**Short task**. Transcribe the whole listing below without changing a word, but leave out every image.

**Source excerpt**.

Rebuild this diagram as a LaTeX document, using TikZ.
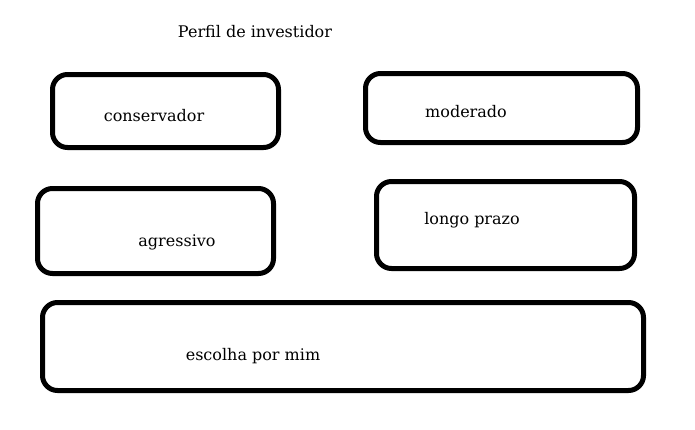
\documentclass[tikz,border=0pt]{standalone}
\usepackage{fontspec}
\setmainfont{DejaVu Serif}
\usetikzlibrary{positioning}

\tikzset{
  profilebox/.style={draw, line width=5pt, rounded corners=15pt, inner sep=0pt},
  label/.style={font=\fontsize{16pt}{19pt}\selectfont, inner sep=0pt}
}

\begin{document}
\begin{tikzpicture}[x=1pt, y=-1pt]
    \useasboundingbox (0,0) rectangle (695,429);
    % title
    \node[label] (title) at (255,32) {Perfil de investidor};
    % boxes
    \node[profilebox, minimum width=226pt, minimum height=73pt] (conservbox) at (165.5,111) {};
    \node[profilebox, minimum width=272pt, minimum height=69pt] (moderbox) at (501.5,108) {};
    \node[profilebox, minimum width=236pt, minimum height=85pt] (agressbox) at (155.5,231) {};
    \node[profilebox, minimum width=258pt, minimum height=87pt] (longobox) at (505.5,225) {};
    \node[profilebox, minimum width=601pt, minimum height=88pt] (escolhabox) at (343,346.5) {};
    % texts
    \node[label] (conserv) at (154,116) {conservador};
    \node[label] (moder) at (466,112) {moderado};
    \node[label] (agress) at (177,242) {agressivo};
    \node[label] (longo) at (472,220) {longo prazo};
    \node[label] (escolha) at (253,356) {escolha por mim};
\end{tikzpicture}
\end{document}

**Exercise result**.
Rebuild this diagram as a LaTeX document, using TikZ.
\documentclass[tikz,border=0pt]{standalone}
\usepackage{fontspec}
\setmainfont{DejaVu Serif}
\usetikzlibrary{positioning}

\tikzset{
  profilebox/.style={draw, line width=5pt, rounded corners=15pt, inner sep=0pt},
  label/.style={font=\fontsize{16pt}{19pt}\selectfont, inner sep=0pt}
}

\begin{document}
\begin{tikzpicture}[x=1pt, y=-1pt]
    \useasboundingbox (0,0) rectangle (695,429);
    % title
    \node[label] (title) at (255,32) {Perfil de investidor};
    % boxes
    \node[profilebox, minimum width=226pt, minimum height=73pt] (conservbox) at (165.5,111) {};
    \node[profilebox, minimum width=272pt, minimum height=69pt] (moderbox) at (501.5,108) {};
    \node[profilebox, minimum width=236pt, minimum height=85pt] (agressbox) at (155.5,231) {};
    \node[profilebox, minimum width=258pt, minimum height=87pt] (longobox) at (505.5,225) {};
    \node[profilebox, minimum width=601pt, minimum height=88pt] (escolhabox) at (343,346.5) {};
    % texts
    \node[label] (conserv) at (154,116) {conservador};
    \node[label] (moder) at (466,112) {moderado};
    \node[label] (agress) at (177,242) {agressivo};
    \node[label] (longo) at (472,220) {longo prazo};
    \node[label] (escolha) at (253,356) {escolha por mim};
\end{tikzpicture}
\end{document}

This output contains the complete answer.